Before I tell you how to win, let me tell you how I lost.

When I was 24, I quit my first job at a traditional manufacturing plant after only two years. I hated the seniority-based system where hard work went unrewarded. I applied for a sales role at a tech startup, desperate to escape. My bank account had less than $600 in it, and I was panicking.

When the interviewer asked, “Why are you leaving after only two years?” I gave the classic 'positive' answer:

“I want to test myself in a merit-based environment. My previous company was too traditional, and I felt my growth was being stunted because of the hierarchy.”

On the surface, this sounds ambitious. To a recruiter, it sounds like a red flag. The interviewer literally smirked and said, “We’re a high-pressure environment. Are you just going to quit again the moment you don’t like your performance review?”

I had no rebuttal. I failed 15 interviews in a row during that cycle. I eventually took a random job out of desperation, only to quit that one in less than a year, too. I was trapped in a negative spiral: more jobs, less tenure, and zero confidence.

The Pivot: Why Recruiters Are Actually Afraid

To fix the problem, you have to understand the math. According to SHRM, the average cost to hire an employee is over $4,700, but many estimates suggest that replacing a mid-level manager can cost up to 6 to 9 months’ salary in lost productivity and training.

When a recruiter looks at your short stays, they aren't judging your character. They are judging their ROI. They are terrified of spending $10k to hire you only for you to leave before they break even.

My breakthrough happened when I stopped trying to prove I was a "loyal soldier" and started proving I was a "strategic asset." Here is the 3-step method to do exactly that.


Step 1: Pre-empt the Elephant in the Room

The biggest mistake is waiting for them to bring up your turnover. If they have to ask, you’re already on the defensive. Instead, own it in the first five minutes.

The Script:
“I realize that looking at my resume, my recent transitions might cause some concern. To be honest, if I were in your shoes, I’d be asking if this candidate is a flight risk, too. My career path hasn’t been a straight line, and I made some early decisions that, in hindsight, were based on incomplete information.”

Why it works: It’s called “Stealing Thunder.” By calling yourself out, you immediately lower the interviewer's guard. You appear self-aware and honest, which are the two traits most job-hoppers are perceived to lack.

Step 2: Connect the Dots (The 'Single Axis' Logic)

Recruiters hate randomness. You need to take your scattered experiences and thread them onto a single needle. I call this “Career Foreshadowing.”

Even if your jobs seem unrelated, find the common skill you were hunting for. In my case, it looked like this:

  • Job 1 (Manufacturing): I learned how products are built from the ground up.
  • Job 2 (Trading): I learned how those products are moved through global supply chains.
  • Job 3 (IT): I realized that without technology, both manufacturing and trading are inefficient.

The Narrative:
“While these roles look different, they were all part of my journey to master the 'Value Chain.' I realized I couldn't be a great tech consultant without first understanding the physical industries I’d be disrupting.

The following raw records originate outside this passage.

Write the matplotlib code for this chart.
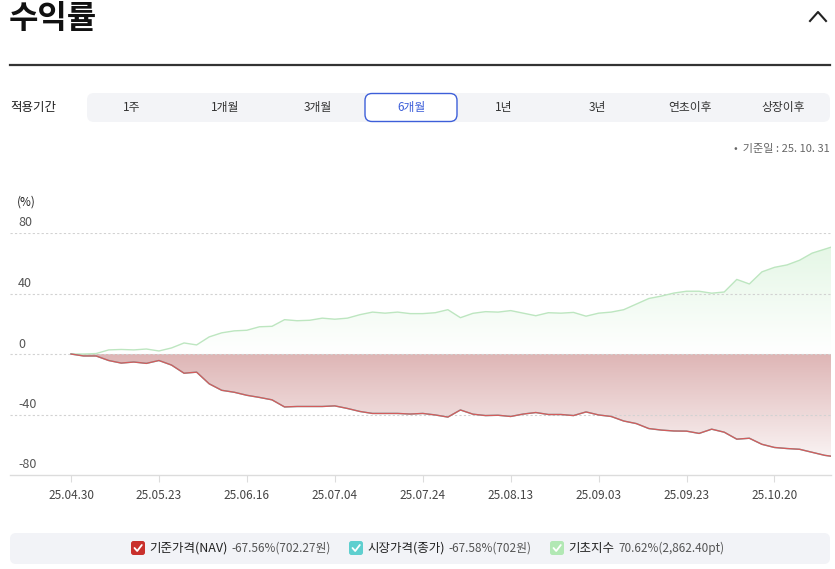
import numpy as np
import matplotlib.pyplot as plt
from matplotlib.patches import FancyBboxPatch, PathPatch
from matplotlib.lines import Line2D

plt.rcParams['font.family'] = ['Noto Sans CJK KR', 'DejaVu Sans']

# ----------------------------
# Data (trading-day index, % return)
# ----------------------------

days = list(range(0, 121, 2)) + [121]

nav = [0, -1.3, -1.3, -4.3, -6.0, -5.3, -6.2, -4.3, -7.3, -12.7,
       -12.0, -19.7, -24.0, -25.3, -27.3, -28.7, -30.3, -35.0, -34.7, -34.7,
       -34.7, -34.3, -36.0, -38.0, -39.3, -39.3, -39.3, -39.7, -39.3, -40.3,
       -41.7, -37.0, -39.8, -40.7, -40.5, -41.3, -39.7, -38.7, -40.0, -40.0,
       -40.7, -38.3, -40.3, -41.3, -44.3, -46.0, -49.3, -50.3, -50.9, -51.0,
       -52.5, -49.7, -51.7, -56.3, -55.7, -59.7, -61.8, -62.5, -63.0, -65.0,
       -67.0, -67.56]

# market close tracks NAV almost exactly (hidden under the NAV line)
market = nav[:-1] + [-67.58]

index_ret = [0, 0, 0.3, 2.7, 3.0, 2.7, 3.3, 2.0, 4.0, 7.3,
             6.0, 11.3, 14.0, 15.3, 15.7, 18.0, 18.3, 22.7, 22.0, 22.3,
             23.7, 23.0, 23.7, 26.0, 27.7, 27.0, 27.7, 26.7, 26.7, 27.3,
             29.3, 24.0, 26.9, 28.0, 27.7, 28.7, 27.0, 25.3, 27.3, 27.0,
             27.5, 25.0, 27.0, 27.7, 29.3, 33.0, 36.7, 38.3, 40.3, 41.5,
             41.5, 40.2, 41.0, 49.3, 46.3, 54.3, 57.3, 58.9, 62.0, 66.7,
             69.3, 70.62]

tick_days = [0, 14, 28, 42, 56, 70, 84, 98, 112]
tick_labels = ["25.04.30", "25.05.23", "25.06.16", "25.07.04", "25.07.24",
               "25.08.13", "25.09.03", "25.09.23", "25.10.20"]
y_ticks = [80, 40, 0, -40, -80]

tabs = ["1주", "1개월", "3개월", "6개월", "1년", "3년", "연초이후", "상장이후"]
selected_tab = 3

legend_names = ["기준가격(NAV)", "시장가격(종가)", "기초지수"]
legend_values = ["-67.56%(702.27원)", "-67.58%(702원)", "70.62%(2,862.40pt)"]
legend_colors = ["#c9302c", "#5fcfcf", "#b2e8b4"]

NAV_COLOR = "#d35c5c"
INDEX_COLOR = "#bde6c0"

# ----------------------------
# Figure + overlay (pixel coords)
# ----------------------------

W, H = 835, 569
fig = plt.figure(figsize=(W / 100, H / 100), dpi=100)

ov = fig.add_axes([0, 0, 1, 1])
ov.set_xlim(0, W)
ov.set_ylim(H, 0)
ov.axis('off')
ov.set_zorder(0)

ov.text(9, 19, "수익률", fontsize=23, fontweight='bold', color='#111',
        va='center', ha='left')
ov.add_line(Line2D([810, 818, 826], [21, 12, 21], color='#222', lw=1.5))
ov.add_line(Line2D([10, 830], [65, 65], color='#333', lw=1.6))

ov.text(10, 107, "적용기간", fontsize=9, color='#222', va='center')
ov.add_patch(FancyBboxPatch((87, 93), 743, 29,
                            boxstyle='round,pad=0,rounding_size=7',
                            facecolor='#f3f4f7', edgecolor='none'))
for i, t in enumerate(tabs):
    cx = 132 + 93 * i
    if i == selected_tab:
        ov.add_patch(FancyBboxPatch((cx - 46, 93.5), 92, 28,
                                    boxstyle='round,pad=0,rounding_size=7',
                                    facecolor='white', edgecolor='#3d5fd9', lw=1))
        ov.text(cx, 107.5, t, fontsize=8.5, color='#3d5fd9', ha='center', va='center')
    else:
        ov.text(cx, 107.5, t, fontsize=8.5, color='#333', ha='center', va='center')

ov.text(830, 149, "•  기준일 : 25. 10. 31", fontsize=8, color='#666',
        ha='right', va='center')
ov.text(17, 202, "(%)", fontsize=8.5, color='#222', va='center')

# legend bar
ov.add_patch(FancyBboxPatch((10, 533), 820, 31,
                            boxstyle='round,pad=0,rounding_size=6',
                            facecolor='#f2f3f7', edgecolor='none'))
box_x = [138, 356, 557]
for bx, name, val, col in zip(box_x, legend_names, legend_values, legend_colors):
    ov.add_patch(FancyBboxPatch((bx - 7, 541), 14, 14,
                                boxstyle='round,pad=0,rounding_size=2.5',
                                facecolor=col, edgecolor='none'))
    ov.add_line(Line2D([bx - 3.5, bx - 0.8, bx + 3.8], [548, 551, 545],
                       color='white', lw=1.3, solid_capstyle='round'))
    t1 = ov.text(bx + 11, 548.5, name, fontsize=9, color='#222', va='center')
    ov.annotate(val, xy=(1, 0.5), xycoords=t1, xytext=(3, 0),
                textcoords='offset points', fontsize=8.5, color='#555', va='center')

# ----------------------------
# Chart
# ----------------------------

ax = fig.add_axes([10 / W, 1 - 475 / H, 821 / W, (475 - 233) / H])
ax.set_facecolor('none')
ax.set_zorder(1)


def gradient_fill(ax, x, y, top_rgb, bottom_rgb):
    x = np.asarray(x, dtype=float)
    y = np.asarray(y, dtype=float)
    coll = ax.fill_between(x, y, 0, facecolor='none', edgecolor='none')
    path = coll.get_paths()[0]
    lo, hi = min(y.min(), 0), max(y.max(), 0)
    t = np.linspace(0, 1, 256)[:, None]
    rgb = (np.array(bottom_rgb) * (1 - t) + np.array(top_rgb) * t) / 255
    img = ax.imshow(rgb[:, None, :], extent=[x[0], x[-1], lo, hi],
                    origin='lower', aspect='auto', zorder=1)
    patch = PathPatch(path, transform=ax.transData, facecolor='none', edgecolor='none')
    ax.add_patch(patch)
    img.set_clip_path(patch)


gradient_fill(ax, days, index_ret, (229, 247, 230), (255, 255, 255))
gradient_fill(ax, days, nav, (222, 181, 181), (249, 242, 242))

for v in y_ticks[:-1]:
    ax.axhline(v, color='#d2d2d2', lw=0.8, dashes=(2, 2), zorder=3)
    ax.annotate(str(v), xy=(0, v), xycoords=('axes fraction', 'data'),
                xytext=(8, 10), textcoords='offset pixels', fontsize=9,
                color='#555', va='center', ha='left')
ax.annotate(str(y_ticks[-1]), xy=(0, y_ticks[-1]), xycoords=('axes fraction', 'data'),
            xytext=(8, 11), textcoords='offset pixels', fontsize=9,
            color='#555', va='center', ha='left')

ax.plot(days, index_ret, color=INDEX_COLOR, lw=1.0, zorder=4)
ax.plot(days, market, color=legend_colors[1], lw=1.0, zorder=4)
ax.plot(days, nav, color=NAV_COLOR, lw=1.0, zorder=5)

ax.set_xlim(-61 / 6.281, 121)
ax.set_ylim(-80, 80)

for s in ['top', 'right', 'left']:
    ax.spines[s].set_visible(False)
ax.spines['bottom'].set_color('#dcdcdc')
ax.spines['bottom'].set_linewidth(1)

ax.set_yticks([])
ax.set_xticks(tick_days, tick_labels)
ax.tick_params(axis='x', length=5, color='#dcdcdc', labelsize=8.5,
               labelcolor='#444', pad=5)

fig.savefig("out.png", dpi=100)
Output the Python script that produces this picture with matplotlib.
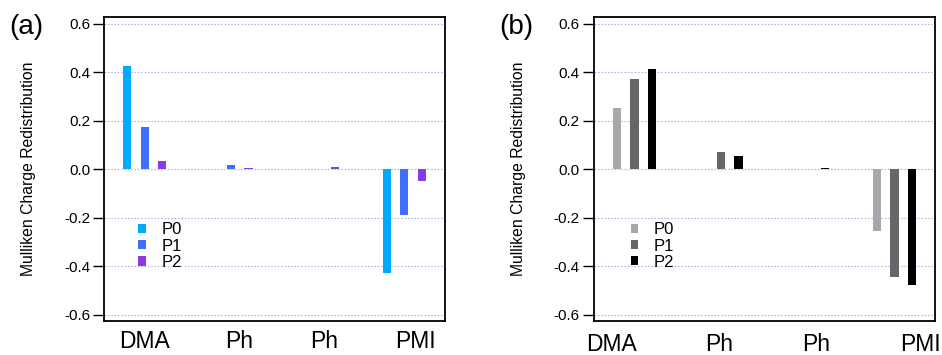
import matplotlib
matplotlib.use("Agg")
import matplotlib.pyplot as plt
import numpy as np
from matplotlib.transforms import blended_transform_factory

plt.rcParams['font.family'] = ['Liberation Sans', 'DejaVu Sans']

categories = ["DMA", "Ph", "Ph", "PMI"]
series_names = ["P0", "P1", "P2"]

# panel (a)
a_P0 = [0.427, 0.0, 0.0, -0.427]
a_P1 = [0.173, 0.018, 0.0, -0.190]
a_P2 = [0.035, 0.004, 0.012, -0.049]
# panel (b)
b_P0 = [0.253, 0.0, 0.0, -0.252]
b_P1 = [0.372, 0.070, 0.0, -0.443]
b_P2 = [0.413, 0.056, 0.006, -0.477]

colors_a = ["#00AAFF", "#3F6FFF", "#8A3BE6"]
colors_b = ["#A8A8A8", "#666666", "#000000"]

yticks = [-0.6, -0.4, -0.2, 0.0, 0.2, 0.4, 0.6]
ytick_labels = ["-0.6", "-0.4", "-0.2", "0.0", "0.2", "0.4", "0.6"]

fig = plt.figure(figsize=(9.42, 3.55), dpi=100)

def draw(ax, series, colors, label_pos, label_y, panel, legend_x, sq):
    x = np.arange(len(categories))
    for j, (vals, c, name) in enumerate(zip(series, colors, series_names)):
        ax.bar(x + (j - 1) * 0.2, vals, width=0.095, color=c, label=name, zorder=3)
    ax.set_xlim(-0.47, 3.47)
    ax.set_ylim(-0.625, 0.628)
    ax.set_yticks(yticks)
    ax.set_yticklabels(ytick_labels, fontsize=11)
    ax.tick_params(axis='y', direction='out', length=8, width=1.0, pad=2)
    ax.set_xticks([])
    for y in yticks:
        ax.axhline(y, color="#b4b4f4", lw=0.8, ls=(0, (1.5, 1.5)), zorder=1)
    for s in ax.spines.values():
        s.set_linewidth(1.3)
    ax.set_ylabel("Mulliken Charge Redistribution", fontsize=11.3, labelpad=20)
    tr = blended_transform_factory(ax.transData, ax.transAxes)
    for lp, lab in zip(label_pos, categories):
        ax.text(lp, label_y, lab, transform=tr, ha='center', va='center', fontsize=16.5)
    ax.text(-0.228, 0.967, panel, transform=ax.transAxes, ha='center', va='center', fontsize=20)
    ax.legend(loc='upper left', bbox_to_anchor=(legend_x, 0.325), frameon=False,
              fontsize=12, handlelength=sq, handleheight=sq, handletextpad=0.9,
              labelspacing=0.08, borderpad=0.0, borderaxespad=0.0)

ax1 = fig.add_axes([0.1104, 0.0958, 0.362, 0.856])
draw(ax1, [a_P0, a_P1, a_P2], colors_a, [0.0, 1.09, 2.07, 3.13], -0.066, "(a)", 0.1, 0.5)

ax2 = fig.add_axes([0.6303, 0.0958, 0.3626, 0.856])
draw(ax2, [b_P0, b_P1, b_P2], colors_b, [-0.26, 0.98, 2.10, 3.30], -0.079, "(b)", 0.108, 0.45)

fig.savefig("out.png", dpi=100)
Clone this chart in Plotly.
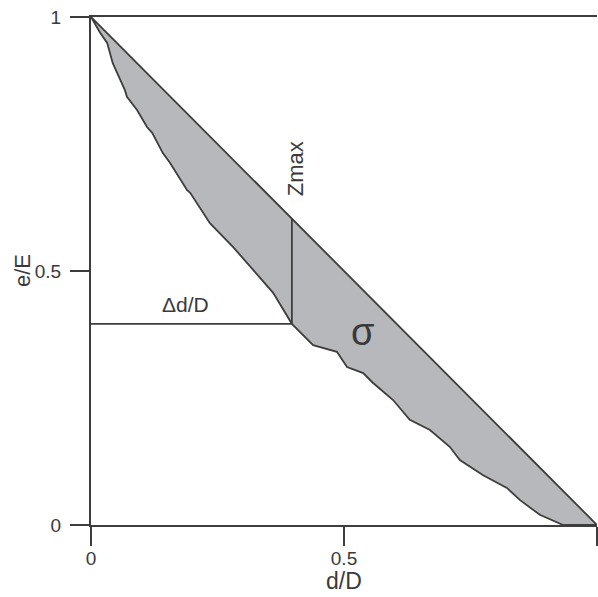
import plotly.graph_objects as go

# Lower (wavy) boundary of the shaded region
curve_x = [0.0, 0.018, 0.032, 0.043, 0.067, 0.071, 0.091, 0.111, 0.121, 0.142, 0.156,
           0.190, 0.196, 0.235, 0.281, 0.320, 0.348, 0.360, 0.397, 0.439, 0.486, 0.506,
           0.538, 0.557, 0.597, 0.630, 0.670, 0.709, 0.729, 0.775, 0.822, 0.848, 0.887,
           0.933, 1.0]
curve_y = [1.0, 0.969, 0.949, 0.909, 0.856, 0.843, 0.817, 0.783, 0.772, 0.732, 0.713,
           0.659, 0.654, 0.594, 0.547, 0.502, 0.469, 0.457, 0.396, 0.354, 0.341, 0.311,
           0.299, 0.280, 0.246, 0.207, 0.187, 0.154, 0.128, 0.098, 0.073, 0.049, 0.020,
           0.0, 0.0]
diag_x = [1.0, 0.0]
diag_y = [0.0, 1.0]
zmax_x = 0.397
delta_y = 0.396
tick_vals = [0, 0.5, 1]
tick_text = ["0", "0.5", "1"]

LINE = "#3d3d3d"
FILL = "#b7b8bb"
TXT = "#3a3a3a"
FONT = "Liberation Sans, Arial, sans-serif"

fig = go.Figure()
fig.add_trace(go.Scatter(x=curve_x + diag_x, y=curve_y + diag_y, mode="lines",
                         fill="toself", fillcolor=FILL,
                         line=dict(color=LINE, width=1.8), hoverinfo="skip"))
# Zmax vertical segment: from curve up to diagonal
fig.add_trace(go.Scatter(x=[zmax_x, zmax_x], y=[delta_y, 1 - zmax_x], mode="lines",
                         line=dict(color=LINE, width=1.8), hoverinfo="skip"))
# Δd/D horizontal segment
fig.add_trace(go.Scatter(x=[0, zmax_x], y=[delta_y, delta_y], mode="lines",
                         line=dict(color=LINE, width=1.8), hoverinfo="skip"))

axis_common = dict(range=[0, 1], showgrid=False, zeroline=False, showline=True,
                   linecolor=LINE, linewidth=2, ticks="outside", ticklen=19,
                   tickwidth=2, tickcolor=LINE, tickvals=tick_vals, ticktext=tick_text,
                   tickfont=dict(family=FONT, size=19, color=TXT), automargin=False,
                   fixedrange=True)
fig.update_xaxes(**axis_common, mirror=True, ticklabelstandoff=-4)
fig.update_yaxes(**axis_common, ticklabelstandoff=5)

fig.update_layout(
    width=598, height=597,
    margin=dict(l=91, r=1, t=17, b=72),
    paper_bgcolor="white", plot_bgcolor="white",
    showlegend=False,
    font=dict(family=FONT, color=TXT),
    annotations=[
        dict(text="d/D", x=0.5, xref="x", yref="paper", y=-(596 - 525) / 508,
             yanchor="bottom", showarrow=False, font=dict(size=23, color=TXT)),
        dict(text="e/E", xref="paper", x=-(91 - 22) / 506, xanchor="center",
             y=0.5, yref="y", showarrow=False,
             font=dict(size=22, color=TXT), textangle=-90),
        dict(text="Zmax", x=zmax_x, y=0.702, xref="x", yref="y", showarrow=False,
             font=dict(size=22, color=TXT), textangle=-90, xshift=3),
        dict(text="Δd/D", x=0.186, y=delta_y, xref="x", yref="y", showarrow=False,
             font=dict(size=21, color=TXT), yanchor="bottom", yshift=6),
        dict(text="σ", x=0.536, y=0.38, xref="x", yref="y", showarrow=False,
             font=dict(size=38, color=TXT)),
    ],
)

fig.write_html("out.html", config={"displayModeBar": False},
               post_script="document.body.style.margin='0px';"
               "document.body.style.overflow='hidden';")
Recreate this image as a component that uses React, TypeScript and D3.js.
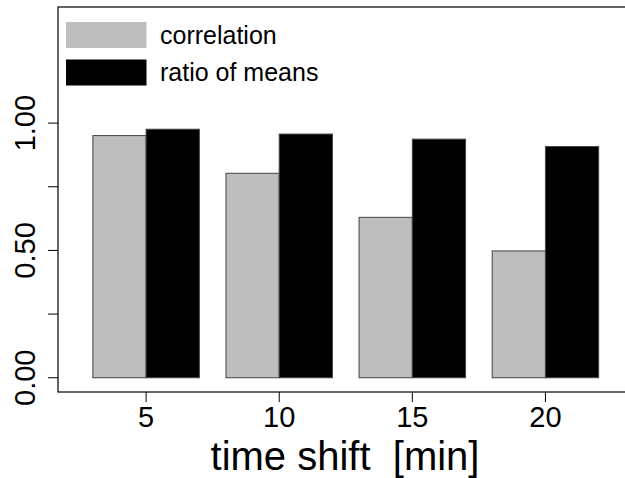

I wasn't jumping jobs; I was collecting the pieces of the puzzle.”

Step 3: Declare This Job the 'Final Destination'

This is the most critical part. You must convince them that the reason you won’t quit this time is because you finally found the specific thing you’ve been searching for.

The Script:
“The reason I am so confident about this role at [Company Name] is that it’s the first time all three of my skill sets—manufacturing knowledge, logistics, and tech sales—overlap perfectly. In my previous roles, I was always missing one piece. Here, I have the full toolkit. I’m not looking for a stepping stone; I’m looking for the place where I can finally deploy everything I’ve learned over the last five years.”


The “Killer Answer” for the Final Push

Inevitably, a tough interviewer will still push back. They’ll ask: “But what happens when things get hard? How do I know you won’t leave?”

When I was in the final round for a SaaS role that offered a $10k raise, the VP of Sales asked me exactly this. I didn't give him a fluffy answer about “passion.” I gave him a logical one.

My Response:
“If I told you I’d stay here for 20 years no matter what, I’d be lying. But what I can tell you is this: Based on my past, I’ve learned that frequent moving is exhausting and carries a high market-value risk. Right now, my priority is to build a long-term track record of success in one place. Leaving this role early would actually hurt my career more than it would hurt your company. Staying here and winning is the only move that makes sense for my own ROI. I’m here because this is where my market value grows fastest.”

The VP stopped taking notes, looked up, and nodded. He didn't want a “loyal” employee who stayed out of habit; he wanted a “rational” employee who stayed because it was the smartest business decision. I got the offer the next day.

The Takeaway

If you have a “messy” resume, stop acting like a defendant in a courtroom. You are not on trial for your past; you are a consultant selling a future.

  1. Own the flaw before they point it out.
  2. Connect the dots to show a logical progression.
  3. Align your greed with theirs. Show them that staying at their company is the most profitable move for you personally.

Your job changes aren't scars—they are the diverse experiences that make you more capable than someone who has sat in the same cubicle for a decade. Start talking like it.